■ Task prompt ■
Set aside the pictures and output only the lines from the one containing "What seaborn and" up to and including the one containing "# x is a month".

■ Source material ■
-------------------------

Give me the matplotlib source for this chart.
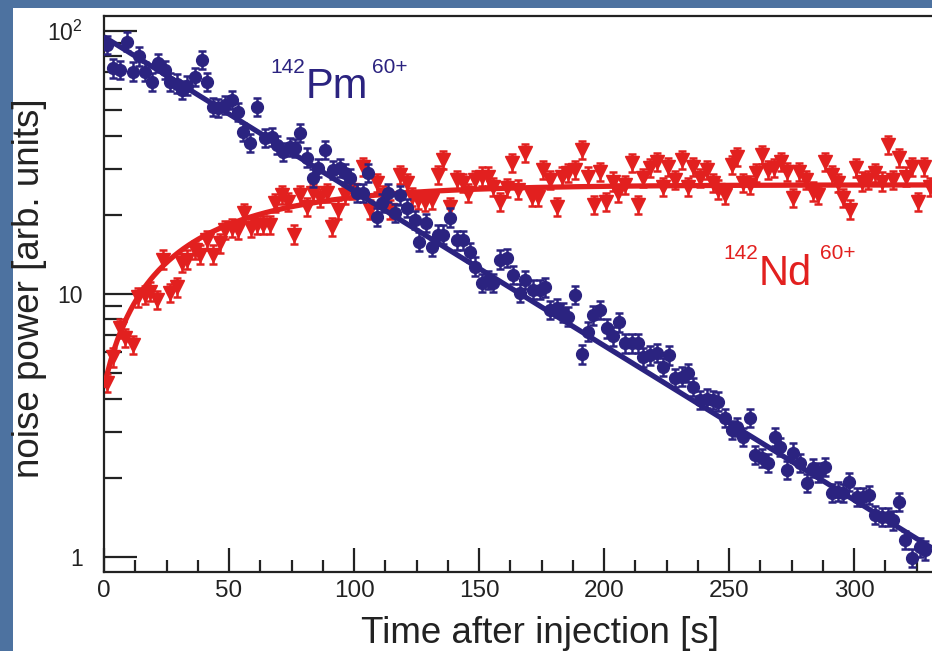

-------------------------

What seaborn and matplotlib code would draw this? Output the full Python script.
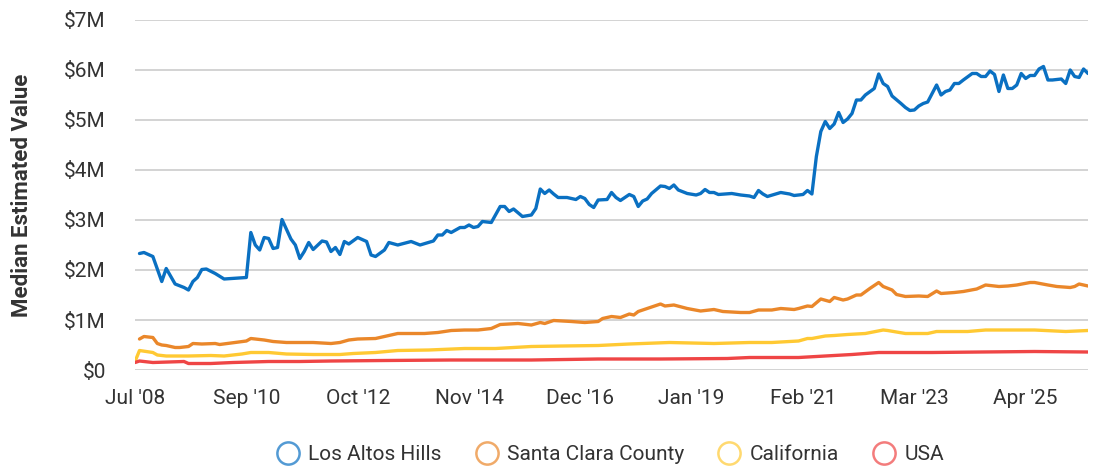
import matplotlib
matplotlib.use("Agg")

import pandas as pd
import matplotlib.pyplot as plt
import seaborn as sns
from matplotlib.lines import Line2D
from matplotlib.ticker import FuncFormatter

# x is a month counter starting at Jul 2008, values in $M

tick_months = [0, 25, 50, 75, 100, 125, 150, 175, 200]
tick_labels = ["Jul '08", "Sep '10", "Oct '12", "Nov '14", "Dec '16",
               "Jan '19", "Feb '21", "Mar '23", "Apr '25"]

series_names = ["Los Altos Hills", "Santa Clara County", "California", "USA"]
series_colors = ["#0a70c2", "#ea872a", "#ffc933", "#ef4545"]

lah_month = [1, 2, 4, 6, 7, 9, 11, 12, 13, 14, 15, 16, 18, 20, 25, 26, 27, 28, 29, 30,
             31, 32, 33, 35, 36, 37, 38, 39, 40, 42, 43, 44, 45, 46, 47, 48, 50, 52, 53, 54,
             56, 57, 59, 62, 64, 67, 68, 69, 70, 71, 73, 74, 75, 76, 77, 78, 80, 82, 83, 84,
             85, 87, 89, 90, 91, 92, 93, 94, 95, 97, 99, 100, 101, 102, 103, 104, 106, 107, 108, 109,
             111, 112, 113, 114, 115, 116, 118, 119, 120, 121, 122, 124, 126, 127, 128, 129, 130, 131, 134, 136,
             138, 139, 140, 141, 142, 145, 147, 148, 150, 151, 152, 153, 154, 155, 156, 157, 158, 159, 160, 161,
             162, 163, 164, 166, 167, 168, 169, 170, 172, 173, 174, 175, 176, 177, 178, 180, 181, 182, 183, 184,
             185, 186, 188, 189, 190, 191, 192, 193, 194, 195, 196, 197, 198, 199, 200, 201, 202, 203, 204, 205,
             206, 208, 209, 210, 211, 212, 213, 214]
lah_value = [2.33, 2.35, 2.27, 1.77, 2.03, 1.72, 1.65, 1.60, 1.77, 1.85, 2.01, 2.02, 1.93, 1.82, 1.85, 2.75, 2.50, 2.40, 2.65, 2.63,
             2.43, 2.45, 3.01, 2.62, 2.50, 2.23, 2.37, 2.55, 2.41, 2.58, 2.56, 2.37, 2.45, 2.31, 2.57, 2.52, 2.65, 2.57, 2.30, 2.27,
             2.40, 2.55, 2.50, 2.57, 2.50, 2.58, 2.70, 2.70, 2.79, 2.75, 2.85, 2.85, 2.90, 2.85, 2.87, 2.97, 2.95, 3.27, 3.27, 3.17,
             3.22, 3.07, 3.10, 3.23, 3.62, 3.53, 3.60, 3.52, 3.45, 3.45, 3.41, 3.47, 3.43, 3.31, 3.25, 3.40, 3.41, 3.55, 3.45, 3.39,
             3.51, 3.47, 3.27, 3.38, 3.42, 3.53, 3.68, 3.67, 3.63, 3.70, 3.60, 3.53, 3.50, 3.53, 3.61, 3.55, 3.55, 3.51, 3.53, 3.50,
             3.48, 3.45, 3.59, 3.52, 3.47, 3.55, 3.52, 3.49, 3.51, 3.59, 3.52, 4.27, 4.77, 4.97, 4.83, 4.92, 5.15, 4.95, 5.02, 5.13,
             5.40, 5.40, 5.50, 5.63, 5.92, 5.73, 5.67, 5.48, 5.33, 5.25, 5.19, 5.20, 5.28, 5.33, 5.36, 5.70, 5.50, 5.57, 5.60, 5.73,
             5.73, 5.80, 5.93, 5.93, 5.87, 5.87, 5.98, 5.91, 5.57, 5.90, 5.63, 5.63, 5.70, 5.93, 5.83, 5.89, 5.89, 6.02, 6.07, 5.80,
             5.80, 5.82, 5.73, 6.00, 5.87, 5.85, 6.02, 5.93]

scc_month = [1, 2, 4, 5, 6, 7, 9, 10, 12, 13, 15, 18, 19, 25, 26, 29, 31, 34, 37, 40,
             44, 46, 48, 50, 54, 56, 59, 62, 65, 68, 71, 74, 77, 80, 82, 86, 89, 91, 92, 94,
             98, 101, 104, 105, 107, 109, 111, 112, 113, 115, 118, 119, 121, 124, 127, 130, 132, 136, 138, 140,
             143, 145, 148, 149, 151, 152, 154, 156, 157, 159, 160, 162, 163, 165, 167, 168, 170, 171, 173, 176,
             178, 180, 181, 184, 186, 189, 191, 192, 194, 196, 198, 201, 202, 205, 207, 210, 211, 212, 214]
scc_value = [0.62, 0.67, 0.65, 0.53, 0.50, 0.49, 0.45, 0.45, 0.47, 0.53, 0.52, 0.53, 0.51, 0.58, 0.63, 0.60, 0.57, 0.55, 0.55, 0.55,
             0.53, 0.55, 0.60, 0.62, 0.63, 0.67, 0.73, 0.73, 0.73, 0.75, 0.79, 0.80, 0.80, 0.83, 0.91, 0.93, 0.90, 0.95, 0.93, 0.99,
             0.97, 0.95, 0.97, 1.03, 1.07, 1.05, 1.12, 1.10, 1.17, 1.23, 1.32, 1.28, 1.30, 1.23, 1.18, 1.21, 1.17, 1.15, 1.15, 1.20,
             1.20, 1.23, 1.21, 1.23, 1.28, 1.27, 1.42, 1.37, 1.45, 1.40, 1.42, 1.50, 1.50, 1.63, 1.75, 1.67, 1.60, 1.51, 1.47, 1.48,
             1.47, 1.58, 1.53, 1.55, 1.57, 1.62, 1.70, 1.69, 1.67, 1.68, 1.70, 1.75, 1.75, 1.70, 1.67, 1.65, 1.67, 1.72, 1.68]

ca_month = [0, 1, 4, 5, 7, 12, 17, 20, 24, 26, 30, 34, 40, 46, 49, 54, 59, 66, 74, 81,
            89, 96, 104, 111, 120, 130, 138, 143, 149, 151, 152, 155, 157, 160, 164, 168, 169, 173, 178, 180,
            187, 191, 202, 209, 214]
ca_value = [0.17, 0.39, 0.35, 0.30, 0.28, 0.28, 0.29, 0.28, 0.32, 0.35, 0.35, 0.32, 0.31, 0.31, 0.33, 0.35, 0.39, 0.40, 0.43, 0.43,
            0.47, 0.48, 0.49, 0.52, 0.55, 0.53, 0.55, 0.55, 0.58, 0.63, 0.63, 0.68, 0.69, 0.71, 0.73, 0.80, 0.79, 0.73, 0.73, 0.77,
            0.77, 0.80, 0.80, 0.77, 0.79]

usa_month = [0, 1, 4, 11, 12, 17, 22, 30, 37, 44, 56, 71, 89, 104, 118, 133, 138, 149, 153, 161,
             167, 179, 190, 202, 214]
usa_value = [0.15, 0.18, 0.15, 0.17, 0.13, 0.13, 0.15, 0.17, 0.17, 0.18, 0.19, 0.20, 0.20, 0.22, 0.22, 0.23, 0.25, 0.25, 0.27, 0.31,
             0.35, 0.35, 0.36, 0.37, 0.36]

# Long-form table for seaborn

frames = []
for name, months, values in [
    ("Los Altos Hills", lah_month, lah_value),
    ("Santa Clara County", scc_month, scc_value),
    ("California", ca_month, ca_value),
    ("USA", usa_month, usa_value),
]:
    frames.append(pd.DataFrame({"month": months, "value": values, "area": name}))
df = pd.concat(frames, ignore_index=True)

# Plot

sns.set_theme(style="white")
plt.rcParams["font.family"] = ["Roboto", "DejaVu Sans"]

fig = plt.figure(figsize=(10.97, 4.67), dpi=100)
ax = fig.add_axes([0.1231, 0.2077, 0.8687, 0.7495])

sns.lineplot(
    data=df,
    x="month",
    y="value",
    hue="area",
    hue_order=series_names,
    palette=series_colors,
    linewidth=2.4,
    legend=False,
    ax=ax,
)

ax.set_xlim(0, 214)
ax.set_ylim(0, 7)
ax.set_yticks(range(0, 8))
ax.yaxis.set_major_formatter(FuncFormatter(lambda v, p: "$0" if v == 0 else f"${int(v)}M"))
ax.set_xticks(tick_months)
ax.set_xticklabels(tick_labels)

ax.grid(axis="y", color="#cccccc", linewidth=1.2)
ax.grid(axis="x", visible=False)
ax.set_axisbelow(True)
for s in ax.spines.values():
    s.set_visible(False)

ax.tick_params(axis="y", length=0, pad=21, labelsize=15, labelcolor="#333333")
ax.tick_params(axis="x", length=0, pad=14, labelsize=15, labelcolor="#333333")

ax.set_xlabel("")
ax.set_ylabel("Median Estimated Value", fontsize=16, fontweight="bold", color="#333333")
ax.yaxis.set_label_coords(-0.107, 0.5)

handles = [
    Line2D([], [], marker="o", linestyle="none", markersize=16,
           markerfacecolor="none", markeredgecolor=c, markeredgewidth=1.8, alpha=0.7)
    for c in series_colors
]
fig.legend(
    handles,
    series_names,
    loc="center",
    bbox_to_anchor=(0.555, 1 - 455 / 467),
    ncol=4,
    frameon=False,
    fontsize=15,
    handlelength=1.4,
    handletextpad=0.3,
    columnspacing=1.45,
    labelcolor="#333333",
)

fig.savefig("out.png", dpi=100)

-------------------------

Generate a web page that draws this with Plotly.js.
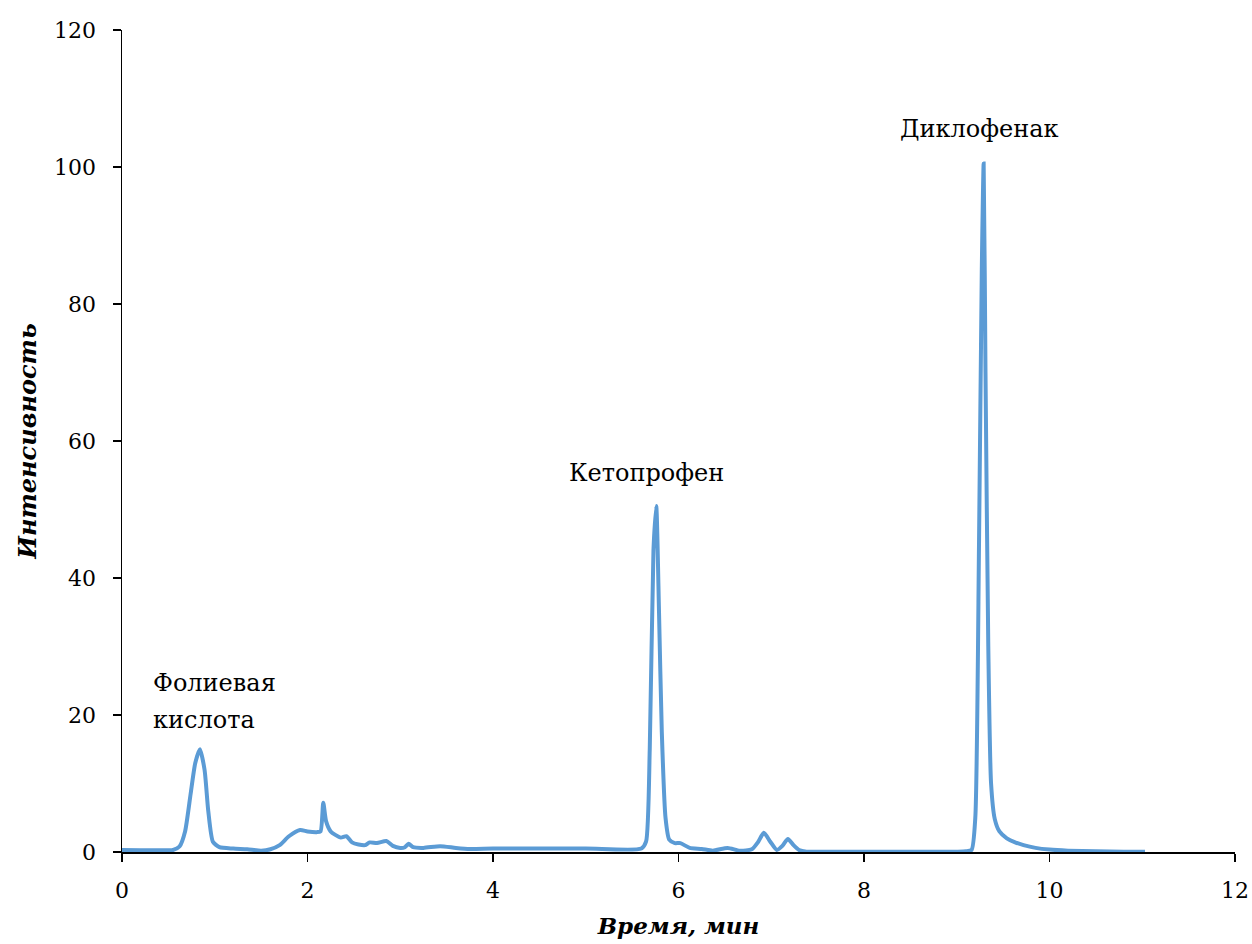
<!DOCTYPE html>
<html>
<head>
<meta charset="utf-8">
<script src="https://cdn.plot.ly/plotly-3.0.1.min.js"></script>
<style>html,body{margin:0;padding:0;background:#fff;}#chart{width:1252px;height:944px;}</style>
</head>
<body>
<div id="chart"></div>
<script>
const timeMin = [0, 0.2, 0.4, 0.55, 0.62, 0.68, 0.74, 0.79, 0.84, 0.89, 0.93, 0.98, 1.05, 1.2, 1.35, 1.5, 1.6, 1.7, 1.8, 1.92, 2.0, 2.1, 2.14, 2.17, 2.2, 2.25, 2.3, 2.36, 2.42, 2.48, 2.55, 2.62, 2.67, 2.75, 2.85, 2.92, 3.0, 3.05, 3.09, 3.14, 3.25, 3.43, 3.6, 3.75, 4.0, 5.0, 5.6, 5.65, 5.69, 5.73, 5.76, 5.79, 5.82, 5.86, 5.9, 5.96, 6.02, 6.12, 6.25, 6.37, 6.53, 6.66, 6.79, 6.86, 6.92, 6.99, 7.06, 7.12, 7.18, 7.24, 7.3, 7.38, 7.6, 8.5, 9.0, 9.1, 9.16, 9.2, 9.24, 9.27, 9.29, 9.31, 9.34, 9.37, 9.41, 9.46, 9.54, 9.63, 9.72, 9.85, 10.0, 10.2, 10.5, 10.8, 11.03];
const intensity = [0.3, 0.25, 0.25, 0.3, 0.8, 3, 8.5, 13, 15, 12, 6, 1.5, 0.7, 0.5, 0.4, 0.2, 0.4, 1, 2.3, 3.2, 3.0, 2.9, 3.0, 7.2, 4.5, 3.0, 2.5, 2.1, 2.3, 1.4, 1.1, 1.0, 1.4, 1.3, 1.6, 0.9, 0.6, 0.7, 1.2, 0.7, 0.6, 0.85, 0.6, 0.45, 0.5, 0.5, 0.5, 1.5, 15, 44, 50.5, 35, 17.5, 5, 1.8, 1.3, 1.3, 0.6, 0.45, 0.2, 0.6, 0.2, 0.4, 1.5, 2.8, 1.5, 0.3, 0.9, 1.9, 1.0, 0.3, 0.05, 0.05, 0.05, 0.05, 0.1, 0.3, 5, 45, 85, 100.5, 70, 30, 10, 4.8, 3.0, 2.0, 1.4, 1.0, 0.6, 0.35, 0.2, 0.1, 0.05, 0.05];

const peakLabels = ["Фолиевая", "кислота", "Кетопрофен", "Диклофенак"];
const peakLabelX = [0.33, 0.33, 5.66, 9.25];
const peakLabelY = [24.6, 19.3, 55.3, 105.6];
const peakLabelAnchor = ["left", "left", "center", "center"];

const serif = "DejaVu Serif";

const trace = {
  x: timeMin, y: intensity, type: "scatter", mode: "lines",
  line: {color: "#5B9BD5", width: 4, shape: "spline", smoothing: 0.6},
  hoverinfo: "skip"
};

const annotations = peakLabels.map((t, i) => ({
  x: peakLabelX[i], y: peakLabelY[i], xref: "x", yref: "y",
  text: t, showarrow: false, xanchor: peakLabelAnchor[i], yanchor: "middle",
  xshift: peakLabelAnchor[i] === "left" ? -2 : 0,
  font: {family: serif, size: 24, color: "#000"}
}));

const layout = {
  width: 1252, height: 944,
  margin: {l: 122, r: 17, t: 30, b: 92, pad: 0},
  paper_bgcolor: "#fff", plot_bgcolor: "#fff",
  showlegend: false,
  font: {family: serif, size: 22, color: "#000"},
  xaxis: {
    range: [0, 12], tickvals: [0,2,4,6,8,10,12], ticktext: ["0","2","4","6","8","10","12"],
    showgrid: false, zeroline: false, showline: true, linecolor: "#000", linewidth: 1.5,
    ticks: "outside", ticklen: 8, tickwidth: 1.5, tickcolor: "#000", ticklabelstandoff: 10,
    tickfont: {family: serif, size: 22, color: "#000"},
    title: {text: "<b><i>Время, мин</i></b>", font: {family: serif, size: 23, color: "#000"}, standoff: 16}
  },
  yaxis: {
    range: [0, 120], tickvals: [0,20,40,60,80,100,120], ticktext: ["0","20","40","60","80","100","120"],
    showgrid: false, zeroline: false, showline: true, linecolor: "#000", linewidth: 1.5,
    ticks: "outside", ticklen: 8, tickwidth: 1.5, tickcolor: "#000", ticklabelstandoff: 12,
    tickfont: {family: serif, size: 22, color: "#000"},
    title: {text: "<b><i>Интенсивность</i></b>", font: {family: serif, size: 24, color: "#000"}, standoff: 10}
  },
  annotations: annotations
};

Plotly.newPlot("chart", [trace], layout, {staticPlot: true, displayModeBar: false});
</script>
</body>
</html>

-------------------------

■ Answer to this task ■
What seaborn and matplotlib code would draw this? Output the full Python script.
import matplotlib
matplotlib.use("Agg")

import pandas as pd
import matplotlib.pyplot as plt
import seaborn as sns
from matplotlib.lines import Line2D
from matplotlib.ticker import FuncFormatter

# x is a month counter starting at Jul 2008, values in $M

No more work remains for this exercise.